_Data_
__________________________________________________
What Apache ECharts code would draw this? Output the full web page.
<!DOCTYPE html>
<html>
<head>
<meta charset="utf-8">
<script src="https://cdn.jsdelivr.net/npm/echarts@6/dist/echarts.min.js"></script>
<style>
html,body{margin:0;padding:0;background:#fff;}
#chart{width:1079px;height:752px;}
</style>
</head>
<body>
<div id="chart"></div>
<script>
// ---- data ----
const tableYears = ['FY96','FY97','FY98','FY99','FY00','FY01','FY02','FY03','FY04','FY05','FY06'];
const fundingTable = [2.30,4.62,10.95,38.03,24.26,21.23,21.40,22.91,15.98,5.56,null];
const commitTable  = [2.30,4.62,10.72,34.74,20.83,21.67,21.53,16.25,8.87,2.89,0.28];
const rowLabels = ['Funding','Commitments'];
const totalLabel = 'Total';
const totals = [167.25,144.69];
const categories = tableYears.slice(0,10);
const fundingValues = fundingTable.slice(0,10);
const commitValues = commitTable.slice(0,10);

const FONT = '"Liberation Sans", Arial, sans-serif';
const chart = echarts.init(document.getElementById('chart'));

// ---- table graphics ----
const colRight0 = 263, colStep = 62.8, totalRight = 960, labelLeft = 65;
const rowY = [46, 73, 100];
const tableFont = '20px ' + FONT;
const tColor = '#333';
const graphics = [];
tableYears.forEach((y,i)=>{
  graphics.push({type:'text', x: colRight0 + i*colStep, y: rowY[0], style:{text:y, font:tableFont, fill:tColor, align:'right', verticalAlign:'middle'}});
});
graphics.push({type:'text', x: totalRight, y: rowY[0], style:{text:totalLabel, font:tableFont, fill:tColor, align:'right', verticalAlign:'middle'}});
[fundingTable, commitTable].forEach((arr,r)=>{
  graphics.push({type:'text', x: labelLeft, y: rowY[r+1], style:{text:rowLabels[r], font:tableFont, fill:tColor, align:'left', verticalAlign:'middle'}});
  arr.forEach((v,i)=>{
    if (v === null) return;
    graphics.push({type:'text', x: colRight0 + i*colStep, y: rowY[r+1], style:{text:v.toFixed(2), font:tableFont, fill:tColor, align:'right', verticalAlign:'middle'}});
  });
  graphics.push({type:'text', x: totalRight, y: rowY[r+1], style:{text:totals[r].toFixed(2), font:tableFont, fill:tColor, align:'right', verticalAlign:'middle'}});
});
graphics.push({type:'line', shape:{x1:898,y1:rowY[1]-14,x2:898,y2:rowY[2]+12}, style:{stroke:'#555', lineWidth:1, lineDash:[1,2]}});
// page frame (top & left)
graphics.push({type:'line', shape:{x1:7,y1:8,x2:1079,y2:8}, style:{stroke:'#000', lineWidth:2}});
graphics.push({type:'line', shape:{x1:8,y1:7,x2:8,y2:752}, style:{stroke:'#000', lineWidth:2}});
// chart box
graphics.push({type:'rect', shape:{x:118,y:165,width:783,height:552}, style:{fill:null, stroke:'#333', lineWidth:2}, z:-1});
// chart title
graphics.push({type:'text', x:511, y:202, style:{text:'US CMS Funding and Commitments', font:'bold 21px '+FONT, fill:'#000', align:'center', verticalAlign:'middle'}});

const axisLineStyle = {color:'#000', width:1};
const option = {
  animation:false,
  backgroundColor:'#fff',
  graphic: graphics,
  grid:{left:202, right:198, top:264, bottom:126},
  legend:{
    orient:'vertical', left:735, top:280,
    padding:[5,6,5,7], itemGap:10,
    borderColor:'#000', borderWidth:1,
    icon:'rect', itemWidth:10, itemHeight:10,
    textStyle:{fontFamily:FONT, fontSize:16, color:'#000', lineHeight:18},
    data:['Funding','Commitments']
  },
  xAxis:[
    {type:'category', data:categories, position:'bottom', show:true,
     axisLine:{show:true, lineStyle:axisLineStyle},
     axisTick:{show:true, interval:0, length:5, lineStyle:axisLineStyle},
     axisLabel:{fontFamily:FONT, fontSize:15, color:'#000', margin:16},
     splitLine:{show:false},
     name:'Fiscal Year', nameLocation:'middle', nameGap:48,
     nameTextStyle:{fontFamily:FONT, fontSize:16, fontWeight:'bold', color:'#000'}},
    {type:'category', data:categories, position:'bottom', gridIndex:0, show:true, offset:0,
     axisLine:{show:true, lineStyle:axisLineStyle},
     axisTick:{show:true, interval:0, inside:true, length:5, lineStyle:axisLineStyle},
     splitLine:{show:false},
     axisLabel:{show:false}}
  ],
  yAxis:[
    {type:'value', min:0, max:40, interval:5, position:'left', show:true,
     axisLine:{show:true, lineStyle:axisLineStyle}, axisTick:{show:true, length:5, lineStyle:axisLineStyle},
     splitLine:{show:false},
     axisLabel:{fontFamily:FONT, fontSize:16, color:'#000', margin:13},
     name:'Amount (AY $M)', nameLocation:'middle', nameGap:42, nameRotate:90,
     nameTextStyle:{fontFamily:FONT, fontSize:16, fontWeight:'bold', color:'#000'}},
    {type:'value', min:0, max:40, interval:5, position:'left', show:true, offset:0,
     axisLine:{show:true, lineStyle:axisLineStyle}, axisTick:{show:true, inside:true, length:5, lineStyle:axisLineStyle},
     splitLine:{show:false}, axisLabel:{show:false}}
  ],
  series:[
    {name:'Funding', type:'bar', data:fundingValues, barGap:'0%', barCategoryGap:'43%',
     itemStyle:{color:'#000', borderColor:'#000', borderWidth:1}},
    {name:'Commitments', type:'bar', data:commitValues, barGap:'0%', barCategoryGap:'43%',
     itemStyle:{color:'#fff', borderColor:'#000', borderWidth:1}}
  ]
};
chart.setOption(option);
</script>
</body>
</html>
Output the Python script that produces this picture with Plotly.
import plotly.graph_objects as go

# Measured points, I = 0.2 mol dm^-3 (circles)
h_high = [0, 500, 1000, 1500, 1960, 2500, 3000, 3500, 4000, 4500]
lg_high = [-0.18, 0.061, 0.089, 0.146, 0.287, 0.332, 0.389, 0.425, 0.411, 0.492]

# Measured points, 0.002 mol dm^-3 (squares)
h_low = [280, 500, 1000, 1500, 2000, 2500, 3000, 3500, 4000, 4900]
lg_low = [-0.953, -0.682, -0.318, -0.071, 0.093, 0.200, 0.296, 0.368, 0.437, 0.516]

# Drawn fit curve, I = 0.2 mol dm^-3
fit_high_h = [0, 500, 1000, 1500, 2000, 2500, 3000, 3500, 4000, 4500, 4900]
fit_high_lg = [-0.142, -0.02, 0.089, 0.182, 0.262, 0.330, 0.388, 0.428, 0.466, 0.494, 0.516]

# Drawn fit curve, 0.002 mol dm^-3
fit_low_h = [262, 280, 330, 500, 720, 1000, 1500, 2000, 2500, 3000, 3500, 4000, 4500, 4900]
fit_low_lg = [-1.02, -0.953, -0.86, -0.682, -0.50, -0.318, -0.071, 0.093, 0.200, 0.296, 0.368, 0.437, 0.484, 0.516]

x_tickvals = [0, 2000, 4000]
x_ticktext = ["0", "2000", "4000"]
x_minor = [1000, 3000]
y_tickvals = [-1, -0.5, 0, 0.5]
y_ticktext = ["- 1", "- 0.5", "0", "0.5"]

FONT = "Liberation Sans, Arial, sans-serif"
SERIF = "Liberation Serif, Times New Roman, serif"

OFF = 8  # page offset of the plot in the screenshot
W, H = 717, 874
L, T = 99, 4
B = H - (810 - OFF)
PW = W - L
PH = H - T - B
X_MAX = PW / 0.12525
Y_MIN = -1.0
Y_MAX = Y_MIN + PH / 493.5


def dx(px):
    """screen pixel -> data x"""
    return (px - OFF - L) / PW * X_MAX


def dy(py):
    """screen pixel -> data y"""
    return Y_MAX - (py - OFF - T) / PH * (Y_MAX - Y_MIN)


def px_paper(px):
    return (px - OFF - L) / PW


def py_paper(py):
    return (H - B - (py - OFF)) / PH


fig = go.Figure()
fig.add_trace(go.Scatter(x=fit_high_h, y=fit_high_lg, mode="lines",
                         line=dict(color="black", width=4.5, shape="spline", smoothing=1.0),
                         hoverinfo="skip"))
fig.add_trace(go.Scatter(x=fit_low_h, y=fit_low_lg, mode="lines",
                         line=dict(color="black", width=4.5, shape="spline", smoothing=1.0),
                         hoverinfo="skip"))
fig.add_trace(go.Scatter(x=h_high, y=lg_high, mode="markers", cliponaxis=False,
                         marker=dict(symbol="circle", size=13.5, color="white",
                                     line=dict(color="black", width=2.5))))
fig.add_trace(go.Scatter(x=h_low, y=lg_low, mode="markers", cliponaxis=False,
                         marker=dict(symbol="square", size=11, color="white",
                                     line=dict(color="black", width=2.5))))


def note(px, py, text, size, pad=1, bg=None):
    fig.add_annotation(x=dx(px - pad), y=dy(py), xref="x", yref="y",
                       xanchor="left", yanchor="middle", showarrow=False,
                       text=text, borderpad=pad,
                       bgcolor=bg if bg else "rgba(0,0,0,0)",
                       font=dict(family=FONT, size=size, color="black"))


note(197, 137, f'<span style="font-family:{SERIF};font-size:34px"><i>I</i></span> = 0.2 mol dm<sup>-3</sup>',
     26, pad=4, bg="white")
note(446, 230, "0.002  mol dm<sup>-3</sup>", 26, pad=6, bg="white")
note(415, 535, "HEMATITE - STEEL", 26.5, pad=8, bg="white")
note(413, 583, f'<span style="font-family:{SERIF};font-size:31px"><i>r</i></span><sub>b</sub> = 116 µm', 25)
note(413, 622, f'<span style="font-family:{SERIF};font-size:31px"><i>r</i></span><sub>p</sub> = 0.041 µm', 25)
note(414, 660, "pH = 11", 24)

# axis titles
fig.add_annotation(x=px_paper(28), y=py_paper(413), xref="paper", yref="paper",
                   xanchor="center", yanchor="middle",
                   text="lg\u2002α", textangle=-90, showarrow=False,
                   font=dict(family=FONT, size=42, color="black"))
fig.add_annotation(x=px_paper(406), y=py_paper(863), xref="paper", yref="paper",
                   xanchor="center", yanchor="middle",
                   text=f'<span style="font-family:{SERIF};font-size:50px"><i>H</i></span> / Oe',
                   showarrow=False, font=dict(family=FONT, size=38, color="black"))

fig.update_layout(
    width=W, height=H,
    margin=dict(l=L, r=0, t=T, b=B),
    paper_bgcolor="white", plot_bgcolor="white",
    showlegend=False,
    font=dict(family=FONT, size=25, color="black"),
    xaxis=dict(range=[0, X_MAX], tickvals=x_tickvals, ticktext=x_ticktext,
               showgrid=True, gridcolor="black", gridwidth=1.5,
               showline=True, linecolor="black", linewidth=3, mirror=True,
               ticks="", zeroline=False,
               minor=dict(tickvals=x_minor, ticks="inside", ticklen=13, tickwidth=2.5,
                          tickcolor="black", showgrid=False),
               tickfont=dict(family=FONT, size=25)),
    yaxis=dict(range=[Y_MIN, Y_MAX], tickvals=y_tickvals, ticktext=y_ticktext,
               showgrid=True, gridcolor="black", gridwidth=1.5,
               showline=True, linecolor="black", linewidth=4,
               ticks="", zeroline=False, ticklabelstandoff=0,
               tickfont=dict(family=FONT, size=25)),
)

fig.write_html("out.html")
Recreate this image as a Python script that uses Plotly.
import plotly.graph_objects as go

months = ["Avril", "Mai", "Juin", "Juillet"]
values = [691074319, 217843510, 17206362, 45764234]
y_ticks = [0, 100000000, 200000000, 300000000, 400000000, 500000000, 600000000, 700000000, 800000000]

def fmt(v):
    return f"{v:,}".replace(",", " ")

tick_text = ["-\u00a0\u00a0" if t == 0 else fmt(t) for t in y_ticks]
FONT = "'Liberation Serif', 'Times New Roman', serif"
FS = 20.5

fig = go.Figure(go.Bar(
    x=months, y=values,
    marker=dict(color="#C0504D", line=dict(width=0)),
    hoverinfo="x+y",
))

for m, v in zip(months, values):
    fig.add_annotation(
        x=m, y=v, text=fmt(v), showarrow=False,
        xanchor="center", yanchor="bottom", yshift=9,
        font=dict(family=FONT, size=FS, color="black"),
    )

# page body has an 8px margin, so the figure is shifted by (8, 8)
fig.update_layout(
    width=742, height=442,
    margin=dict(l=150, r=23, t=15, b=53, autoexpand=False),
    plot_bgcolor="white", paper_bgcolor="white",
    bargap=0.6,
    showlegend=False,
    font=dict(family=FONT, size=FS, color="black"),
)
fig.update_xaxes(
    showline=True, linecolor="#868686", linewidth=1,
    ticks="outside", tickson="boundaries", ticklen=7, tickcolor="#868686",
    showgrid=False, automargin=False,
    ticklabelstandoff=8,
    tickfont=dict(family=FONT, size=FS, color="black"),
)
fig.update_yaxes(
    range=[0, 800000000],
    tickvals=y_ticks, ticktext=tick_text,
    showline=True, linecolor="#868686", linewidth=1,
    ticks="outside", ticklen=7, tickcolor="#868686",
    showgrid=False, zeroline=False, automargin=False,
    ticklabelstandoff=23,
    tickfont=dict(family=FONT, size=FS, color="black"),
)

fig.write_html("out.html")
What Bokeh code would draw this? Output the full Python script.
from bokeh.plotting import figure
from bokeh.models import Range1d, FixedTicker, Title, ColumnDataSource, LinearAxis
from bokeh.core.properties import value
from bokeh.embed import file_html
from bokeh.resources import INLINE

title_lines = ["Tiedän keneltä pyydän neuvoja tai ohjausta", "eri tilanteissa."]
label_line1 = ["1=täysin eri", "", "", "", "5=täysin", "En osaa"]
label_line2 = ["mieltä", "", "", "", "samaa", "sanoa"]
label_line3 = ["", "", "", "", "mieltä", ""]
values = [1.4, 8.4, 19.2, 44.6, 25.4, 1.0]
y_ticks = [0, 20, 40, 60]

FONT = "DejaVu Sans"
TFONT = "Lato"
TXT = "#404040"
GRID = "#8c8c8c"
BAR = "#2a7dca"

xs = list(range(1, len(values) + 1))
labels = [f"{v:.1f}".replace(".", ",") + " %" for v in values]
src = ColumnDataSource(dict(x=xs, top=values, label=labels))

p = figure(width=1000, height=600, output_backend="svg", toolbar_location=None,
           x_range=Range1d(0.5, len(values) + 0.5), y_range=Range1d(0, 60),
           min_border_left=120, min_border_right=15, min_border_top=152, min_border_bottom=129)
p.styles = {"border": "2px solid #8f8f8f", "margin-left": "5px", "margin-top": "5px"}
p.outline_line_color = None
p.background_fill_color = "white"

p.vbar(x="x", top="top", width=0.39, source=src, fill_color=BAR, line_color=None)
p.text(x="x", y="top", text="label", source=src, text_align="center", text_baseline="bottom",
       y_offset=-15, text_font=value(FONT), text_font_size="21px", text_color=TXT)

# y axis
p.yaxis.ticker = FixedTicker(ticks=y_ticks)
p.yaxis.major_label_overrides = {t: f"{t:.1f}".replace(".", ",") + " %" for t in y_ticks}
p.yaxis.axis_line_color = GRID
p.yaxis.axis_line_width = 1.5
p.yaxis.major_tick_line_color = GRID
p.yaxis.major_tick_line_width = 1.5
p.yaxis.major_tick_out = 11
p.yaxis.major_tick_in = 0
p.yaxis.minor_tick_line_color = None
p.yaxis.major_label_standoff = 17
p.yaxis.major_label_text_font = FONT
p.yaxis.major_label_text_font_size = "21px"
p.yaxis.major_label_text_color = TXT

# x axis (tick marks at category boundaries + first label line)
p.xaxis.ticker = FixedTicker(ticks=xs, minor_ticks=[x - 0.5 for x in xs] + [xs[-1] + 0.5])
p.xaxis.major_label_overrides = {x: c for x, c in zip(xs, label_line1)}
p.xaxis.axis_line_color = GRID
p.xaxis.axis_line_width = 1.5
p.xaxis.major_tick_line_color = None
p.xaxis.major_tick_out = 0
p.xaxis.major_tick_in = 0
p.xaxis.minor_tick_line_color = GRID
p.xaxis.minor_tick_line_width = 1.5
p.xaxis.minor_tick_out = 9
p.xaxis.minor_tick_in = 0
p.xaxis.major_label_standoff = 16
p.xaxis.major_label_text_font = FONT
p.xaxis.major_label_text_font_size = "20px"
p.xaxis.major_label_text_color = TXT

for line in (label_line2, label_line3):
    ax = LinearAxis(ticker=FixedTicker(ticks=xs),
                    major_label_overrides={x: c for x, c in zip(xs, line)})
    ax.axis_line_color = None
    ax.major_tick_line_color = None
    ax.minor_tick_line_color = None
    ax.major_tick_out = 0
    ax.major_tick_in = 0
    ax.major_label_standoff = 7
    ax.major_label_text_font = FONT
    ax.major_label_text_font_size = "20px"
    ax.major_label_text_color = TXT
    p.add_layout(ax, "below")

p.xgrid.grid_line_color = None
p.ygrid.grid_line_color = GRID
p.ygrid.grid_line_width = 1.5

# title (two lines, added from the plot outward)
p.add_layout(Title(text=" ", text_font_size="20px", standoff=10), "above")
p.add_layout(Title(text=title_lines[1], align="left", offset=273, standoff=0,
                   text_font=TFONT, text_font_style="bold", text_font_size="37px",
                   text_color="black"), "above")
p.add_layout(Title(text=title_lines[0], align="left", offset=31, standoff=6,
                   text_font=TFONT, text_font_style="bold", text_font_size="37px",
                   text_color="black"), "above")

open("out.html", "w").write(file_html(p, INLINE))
__________________________________________________
_Goal_
Output only the lines from the one containing "Output the Python" through the one containing "0.466, 0.494, 0.516]", inclusive, exactly as written.

_The response_
Output the Python script that produces this picture with Plotly.
import plotly.graph_objects as go

# Measured points, I = 0.2 mol dm^-3 (circles)
h_high = [0, 500, 1000, 1500, 1960, 2500, 3000, 3500, 4000, 4500]
lg_high = [-0.18, 0.061, 0.089, 0.146, 0.287, 0.332, 0.389, 0.425, 0.411, 0.492]

# Measured points, 0.002 mol dm^-3 (squares)
h_low = [280, 500, 1000, 1500, 2000, 2500, 3000, 3500, 4000, 4900]
lg_low = [-0.953, -0.682, -0.318, -0.071, 0.093, 0.200, 0.296, 0.368, 0.437, 0.516]

# Drawn fit curve, I = 0.2 mol dm^-3
fit_high_h = [0, 500, 1000, 1500, 2000, 2500, 3000, 3500, 4000, 4500, 4900]
fit_high_lg = [-0.142, -0.02, 0.089, 0.182, 0.262, 0.330, 0.388, 0.428, 0.466, 0.494, 0.516]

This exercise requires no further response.